I think the old depression argument about saving string is no longer relevant. I have friends with two big houses, fully furnished and three storage units stacked to the brim and kids who don't want any of it because they already have furnished their houses. It starts to get scary. I went to a baby shower where the mother-to-be must have gotten sixty newborn outfits for one little baby. And I know people who live near stores and have enough money and yet have to buy generators in case the electric goes off so their freezers don't melt.

I am not trying to sound righteous here. My oldest daughter can get in a few licks about doll houses that vanished with my cleaning. But I am thinking about how weird it is to be buried in stuff you have to clean, move, arrange, think about, store, deal with, handle again and again and so on.

Louis, my acupuncture doc says the Chinese call the problem a 'sorting disorder'. Treatable by ...acupuncture. A person with this gives the same weight to a decision about whether to throw away an old newspaper clipping as whether to give away Mom's china. It all ends up staying.

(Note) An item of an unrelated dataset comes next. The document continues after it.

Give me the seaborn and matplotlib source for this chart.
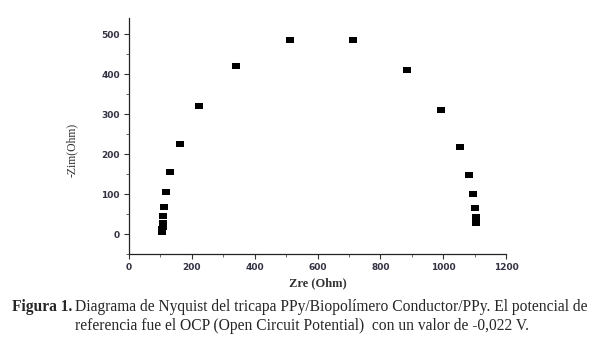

Lama Marut suggests that the mantra for us today be "Aum, I have enough, ahum." The 'aum' and 'ahum' are a little Sanscrit or Tibetan to make it sound authentic. I have enough stuff. I have enough love. I have enough respect. I have enough support. I have enough money. I have enough friends. I have enough good looks. I have enough education. WOW. It really starts to feel good. That one little sentence. "I have enough" Problem solved.